** BEGIN **

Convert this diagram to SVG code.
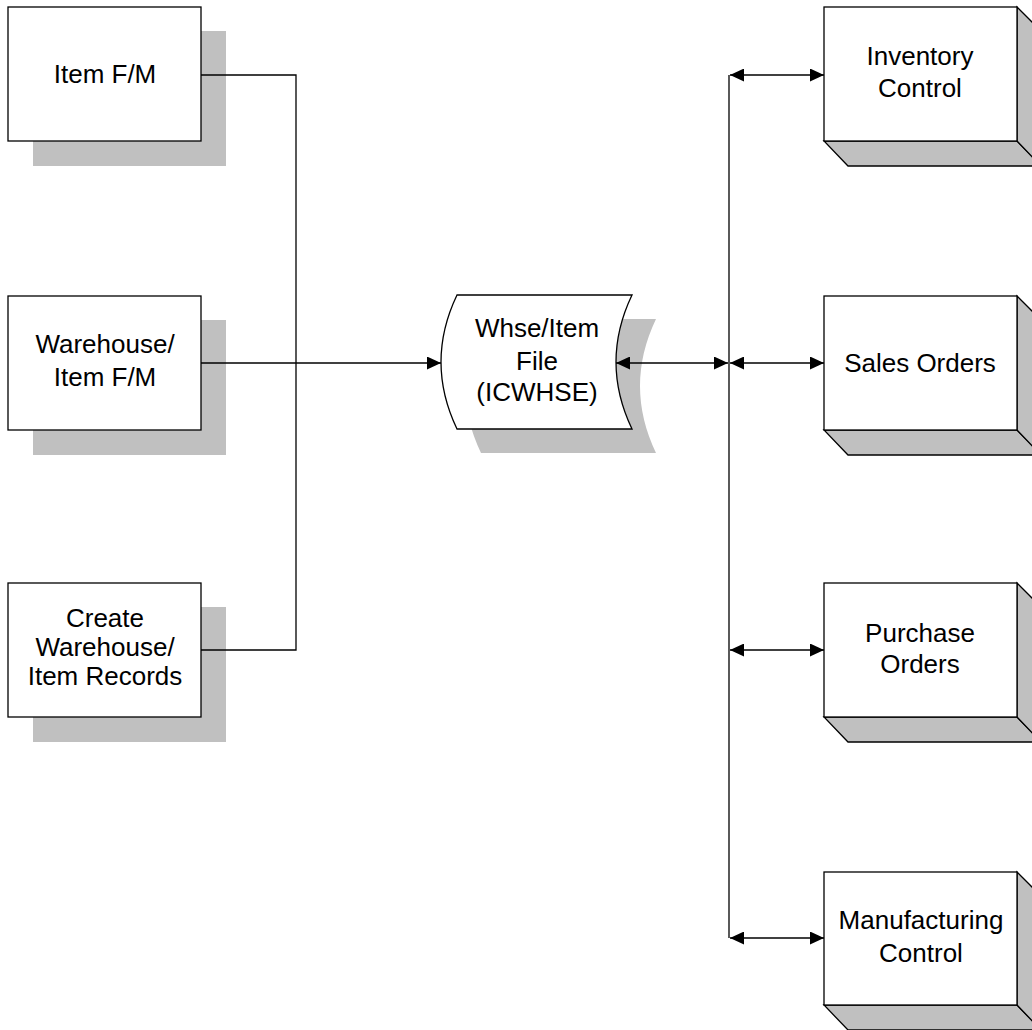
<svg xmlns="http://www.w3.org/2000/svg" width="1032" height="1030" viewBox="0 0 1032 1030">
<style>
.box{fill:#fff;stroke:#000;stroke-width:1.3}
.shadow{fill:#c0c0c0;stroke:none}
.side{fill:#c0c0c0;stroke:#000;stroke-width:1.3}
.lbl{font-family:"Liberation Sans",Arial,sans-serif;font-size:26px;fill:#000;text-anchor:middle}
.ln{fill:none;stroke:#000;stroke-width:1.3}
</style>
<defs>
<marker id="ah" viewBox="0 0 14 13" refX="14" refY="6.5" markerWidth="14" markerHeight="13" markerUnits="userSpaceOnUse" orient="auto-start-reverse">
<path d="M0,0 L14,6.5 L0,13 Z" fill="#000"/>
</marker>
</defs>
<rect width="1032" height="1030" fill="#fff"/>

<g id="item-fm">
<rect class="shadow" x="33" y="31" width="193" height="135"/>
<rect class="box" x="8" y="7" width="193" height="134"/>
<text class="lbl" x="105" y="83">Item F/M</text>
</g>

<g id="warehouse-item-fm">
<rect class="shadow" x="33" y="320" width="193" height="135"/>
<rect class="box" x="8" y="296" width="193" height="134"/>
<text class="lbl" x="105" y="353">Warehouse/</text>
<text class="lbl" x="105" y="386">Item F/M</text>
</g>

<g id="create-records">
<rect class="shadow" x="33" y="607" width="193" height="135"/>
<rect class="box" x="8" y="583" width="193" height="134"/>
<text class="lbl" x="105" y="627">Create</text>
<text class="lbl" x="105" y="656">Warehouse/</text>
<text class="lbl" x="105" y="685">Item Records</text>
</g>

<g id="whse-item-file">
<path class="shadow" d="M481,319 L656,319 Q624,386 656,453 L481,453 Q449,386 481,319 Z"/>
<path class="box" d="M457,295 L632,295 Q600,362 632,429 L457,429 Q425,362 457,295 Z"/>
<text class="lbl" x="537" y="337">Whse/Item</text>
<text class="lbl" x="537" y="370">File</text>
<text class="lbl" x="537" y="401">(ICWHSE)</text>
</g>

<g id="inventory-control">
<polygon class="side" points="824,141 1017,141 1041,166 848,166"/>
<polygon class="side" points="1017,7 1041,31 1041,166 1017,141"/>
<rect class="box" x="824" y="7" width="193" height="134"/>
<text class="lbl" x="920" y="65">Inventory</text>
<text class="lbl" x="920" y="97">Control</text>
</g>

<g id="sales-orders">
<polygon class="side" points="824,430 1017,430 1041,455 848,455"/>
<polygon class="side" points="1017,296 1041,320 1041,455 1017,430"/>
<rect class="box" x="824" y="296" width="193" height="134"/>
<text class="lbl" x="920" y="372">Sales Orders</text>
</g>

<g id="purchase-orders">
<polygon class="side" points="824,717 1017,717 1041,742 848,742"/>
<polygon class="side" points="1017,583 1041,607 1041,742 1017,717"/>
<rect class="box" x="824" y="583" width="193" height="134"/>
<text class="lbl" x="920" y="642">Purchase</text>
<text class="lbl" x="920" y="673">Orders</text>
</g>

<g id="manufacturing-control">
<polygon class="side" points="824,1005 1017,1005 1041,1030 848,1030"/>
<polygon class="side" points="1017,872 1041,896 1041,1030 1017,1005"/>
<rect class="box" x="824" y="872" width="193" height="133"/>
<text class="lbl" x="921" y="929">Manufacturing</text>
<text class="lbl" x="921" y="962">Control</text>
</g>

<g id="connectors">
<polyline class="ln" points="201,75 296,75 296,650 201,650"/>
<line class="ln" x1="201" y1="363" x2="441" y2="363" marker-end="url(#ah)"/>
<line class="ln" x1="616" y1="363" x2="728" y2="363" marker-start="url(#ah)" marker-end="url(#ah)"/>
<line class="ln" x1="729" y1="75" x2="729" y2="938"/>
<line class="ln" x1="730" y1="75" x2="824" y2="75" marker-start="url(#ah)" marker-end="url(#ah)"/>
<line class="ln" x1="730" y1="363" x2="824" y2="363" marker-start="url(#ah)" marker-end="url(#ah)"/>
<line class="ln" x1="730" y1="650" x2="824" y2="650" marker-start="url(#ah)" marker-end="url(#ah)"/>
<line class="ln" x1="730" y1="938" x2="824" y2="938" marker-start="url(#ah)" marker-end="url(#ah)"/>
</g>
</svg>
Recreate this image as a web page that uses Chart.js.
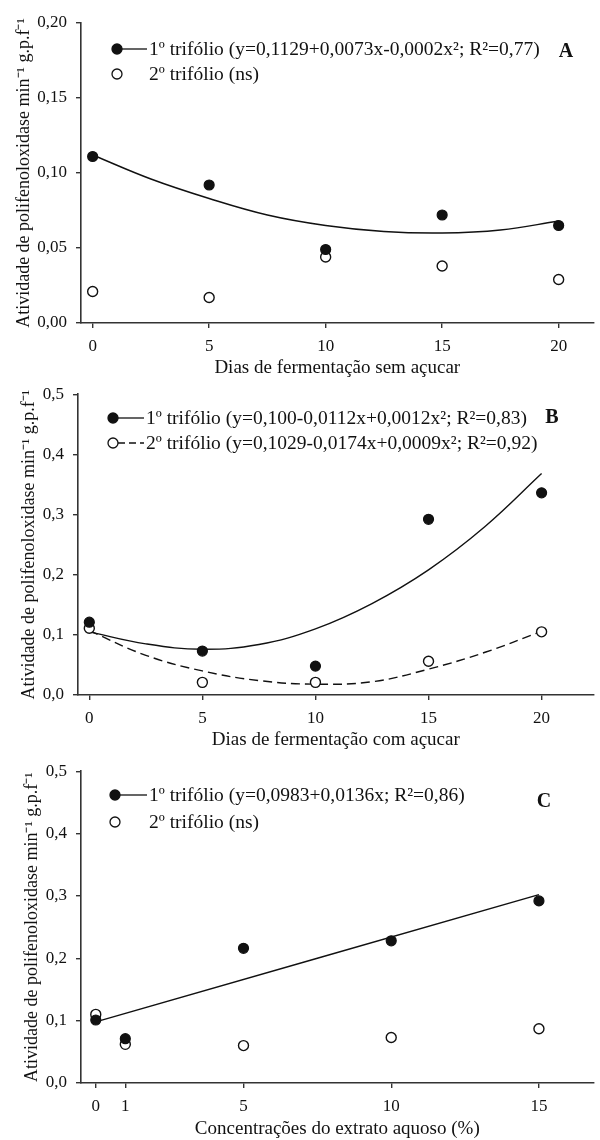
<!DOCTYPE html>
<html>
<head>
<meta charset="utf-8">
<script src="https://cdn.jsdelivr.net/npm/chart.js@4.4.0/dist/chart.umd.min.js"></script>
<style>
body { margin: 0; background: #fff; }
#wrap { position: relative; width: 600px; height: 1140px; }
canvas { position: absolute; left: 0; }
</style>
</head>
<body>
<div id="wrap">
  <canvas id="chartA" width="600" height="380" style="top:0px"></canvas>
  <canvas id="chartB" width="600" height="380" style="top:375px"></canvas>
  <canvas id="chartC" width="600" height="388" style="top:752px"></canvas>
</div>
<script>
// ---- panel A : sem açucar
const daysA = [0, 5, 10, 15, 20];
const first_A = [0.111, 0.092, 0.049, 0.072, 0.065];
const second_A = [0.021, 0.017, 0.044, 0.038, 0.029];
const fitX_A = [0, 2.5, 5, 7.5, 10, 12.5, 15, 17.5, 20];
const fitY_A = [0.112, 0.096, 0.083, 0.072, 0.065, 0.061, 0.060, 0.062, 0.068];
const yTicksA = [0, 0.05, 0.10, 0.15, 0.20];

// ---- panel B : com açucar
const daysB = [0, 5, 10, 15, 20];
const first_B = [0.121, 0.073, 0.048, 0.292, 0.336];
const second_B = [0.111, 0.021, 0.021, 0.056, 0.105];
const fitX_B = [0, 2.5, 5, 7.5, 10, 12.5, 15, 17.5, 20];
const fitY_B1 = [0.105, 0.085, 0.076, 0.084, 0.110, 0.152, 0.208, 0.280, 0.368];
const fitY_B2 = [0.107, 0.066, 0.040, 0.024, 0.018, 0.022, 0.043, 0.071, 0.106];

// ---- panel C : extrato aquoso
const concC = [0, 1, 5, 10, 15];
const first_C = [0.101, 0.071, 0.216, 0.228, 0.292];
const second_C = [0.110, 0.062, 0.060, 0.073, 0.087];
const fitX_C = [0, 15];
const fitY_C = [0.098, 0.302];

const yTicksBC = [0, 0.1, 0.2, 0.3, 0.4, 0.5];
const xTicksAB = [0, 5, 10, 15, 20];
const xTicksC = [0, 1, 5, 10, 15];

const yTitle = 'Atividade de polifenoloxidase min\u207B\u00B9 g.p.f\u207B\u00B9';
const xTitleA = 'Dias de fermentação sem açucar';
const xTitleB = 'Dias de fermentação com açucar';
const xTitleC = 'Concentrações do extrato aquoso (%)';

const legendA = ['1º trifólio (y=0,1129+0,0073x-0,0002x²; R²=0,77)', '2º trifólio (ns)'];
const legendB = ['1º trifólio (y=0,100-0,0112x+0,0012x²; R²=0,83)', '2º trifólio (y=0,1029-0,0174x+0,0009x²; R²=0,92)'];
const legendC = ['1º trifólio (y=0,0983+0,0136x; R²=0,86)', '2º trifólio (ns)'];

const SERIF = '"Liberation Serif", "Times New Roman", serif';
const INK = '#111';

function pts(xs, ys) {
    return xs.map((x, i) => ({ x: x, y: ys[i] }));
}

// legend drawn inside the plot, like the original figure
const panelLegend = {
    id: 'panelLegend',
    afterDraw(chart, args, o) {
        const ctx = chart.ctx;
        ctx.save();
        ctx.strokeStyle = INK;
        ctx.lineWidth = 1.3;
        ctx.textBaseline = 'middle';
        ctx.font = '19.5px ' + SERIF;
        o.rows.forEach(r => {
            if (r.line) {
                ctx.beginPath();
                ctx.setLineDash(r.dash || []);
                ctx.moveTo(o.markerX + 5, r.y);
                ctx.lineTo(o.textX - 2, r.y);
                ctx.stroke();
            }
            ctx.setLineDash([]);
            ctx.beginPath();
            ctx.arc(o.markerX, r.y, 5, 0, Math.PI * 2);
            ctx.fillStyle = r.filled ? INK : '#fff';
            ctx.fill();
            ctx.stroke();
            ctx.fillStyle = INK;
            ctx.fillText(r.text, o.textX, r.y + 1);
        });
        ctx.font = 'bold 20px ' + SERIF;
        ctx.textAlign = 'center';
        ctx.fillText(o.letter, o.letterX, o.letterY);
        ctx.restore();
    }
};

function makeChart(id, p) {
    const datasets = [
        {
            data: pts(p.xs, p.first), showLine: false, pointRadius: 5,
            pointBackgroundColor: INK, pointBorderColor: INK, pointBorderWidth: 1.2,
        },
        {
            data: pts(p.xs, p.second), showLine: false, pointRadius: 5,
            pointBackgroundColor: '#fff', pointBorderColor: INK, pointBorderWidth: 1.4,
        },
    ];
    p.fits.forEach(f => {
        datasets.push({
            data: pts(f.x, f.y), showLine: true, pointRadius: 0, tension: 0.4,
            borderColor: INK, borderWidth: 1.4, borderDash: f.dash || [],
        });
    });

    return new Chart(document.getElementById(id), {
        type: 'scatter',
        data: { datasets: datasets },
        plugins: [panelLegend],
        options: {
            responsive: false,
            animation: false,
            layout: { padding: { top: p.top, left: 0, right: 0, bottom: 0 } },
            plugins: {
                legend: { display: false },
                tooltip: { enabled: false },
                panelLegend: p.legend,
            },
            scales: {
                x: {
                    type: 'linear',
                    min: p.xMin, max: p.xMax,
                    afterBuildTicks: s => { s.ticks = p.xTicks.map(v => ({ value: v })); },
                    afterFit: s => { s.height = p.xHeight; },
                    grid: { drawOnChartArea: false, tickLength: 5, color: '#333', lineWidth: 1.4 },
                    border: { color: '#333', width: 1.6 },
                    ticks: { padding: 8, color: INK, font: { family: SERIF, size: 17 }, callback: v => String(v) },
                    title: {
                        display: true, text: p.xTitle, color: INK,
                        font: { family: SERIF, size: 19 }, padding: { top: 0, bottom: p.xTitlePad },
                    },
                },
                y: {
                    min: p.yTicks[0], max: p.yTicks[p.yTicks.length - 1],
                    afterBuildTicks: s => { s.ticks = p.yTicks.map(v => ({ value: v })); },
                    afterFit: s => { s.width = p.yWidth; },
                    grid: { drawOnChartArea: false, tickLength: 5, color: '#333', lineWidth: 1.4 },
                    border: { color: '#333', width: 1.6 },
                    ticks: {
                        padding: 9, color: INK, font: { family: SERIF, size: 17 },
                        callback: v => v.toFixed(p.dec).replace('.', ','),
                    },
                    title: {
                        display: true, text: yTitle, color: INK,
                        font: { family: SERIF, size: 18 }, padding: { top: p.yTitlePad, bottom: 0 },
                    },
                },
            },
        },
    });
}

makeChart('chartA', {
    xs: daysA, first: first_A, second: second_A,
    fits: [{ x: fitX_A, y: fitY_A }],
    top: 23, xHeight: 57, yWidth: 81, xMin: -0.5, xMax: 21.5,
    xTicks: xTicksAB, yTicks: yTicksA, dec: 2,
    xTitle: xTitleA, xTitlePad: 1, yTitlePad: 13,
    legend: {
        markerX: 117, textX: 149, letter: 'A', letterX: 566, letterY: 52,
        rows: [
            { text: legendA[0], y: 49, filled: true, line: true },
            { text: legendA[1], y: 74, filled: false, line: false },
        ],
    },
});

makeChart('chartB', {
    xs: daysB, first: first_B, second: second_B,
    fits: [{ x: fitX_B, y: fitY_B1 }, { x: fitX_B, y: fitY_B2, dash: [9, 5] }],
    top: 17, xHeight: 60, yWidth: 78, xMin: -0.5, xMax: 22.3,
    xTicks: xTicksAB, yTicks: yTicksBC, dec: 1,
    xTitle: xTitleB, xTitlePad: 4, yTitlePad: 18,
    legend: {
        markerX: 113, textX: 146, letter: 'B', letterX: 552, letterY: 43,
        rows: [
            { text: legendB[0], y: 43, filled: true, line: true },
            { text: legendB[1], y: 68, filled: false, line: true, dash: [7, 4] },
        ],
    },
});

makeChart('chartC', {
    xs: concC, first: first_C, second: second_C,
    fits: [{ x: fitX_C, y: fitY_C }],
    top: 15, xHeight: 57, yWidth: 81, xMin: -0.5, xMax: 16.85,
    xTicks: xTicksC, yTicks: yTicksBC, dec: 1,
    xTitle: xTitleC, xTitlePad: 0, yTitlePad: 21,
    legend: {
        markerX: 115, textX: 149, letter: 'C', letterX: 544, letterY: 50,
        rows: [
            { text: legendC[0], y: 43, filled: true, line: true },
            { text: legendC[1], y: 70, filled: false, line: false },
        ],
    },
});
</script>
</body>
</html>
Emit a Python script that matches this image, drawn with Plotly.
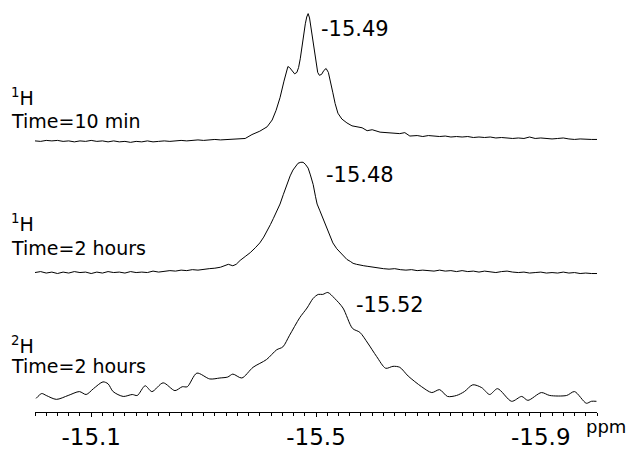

** END **

Aim of the exercise:
Copy all lines from the material that include "image".

Task output:
Recreate this image as a web page that uses Chart.js.
Emit a Python script that matches this image, drawn with Plotly.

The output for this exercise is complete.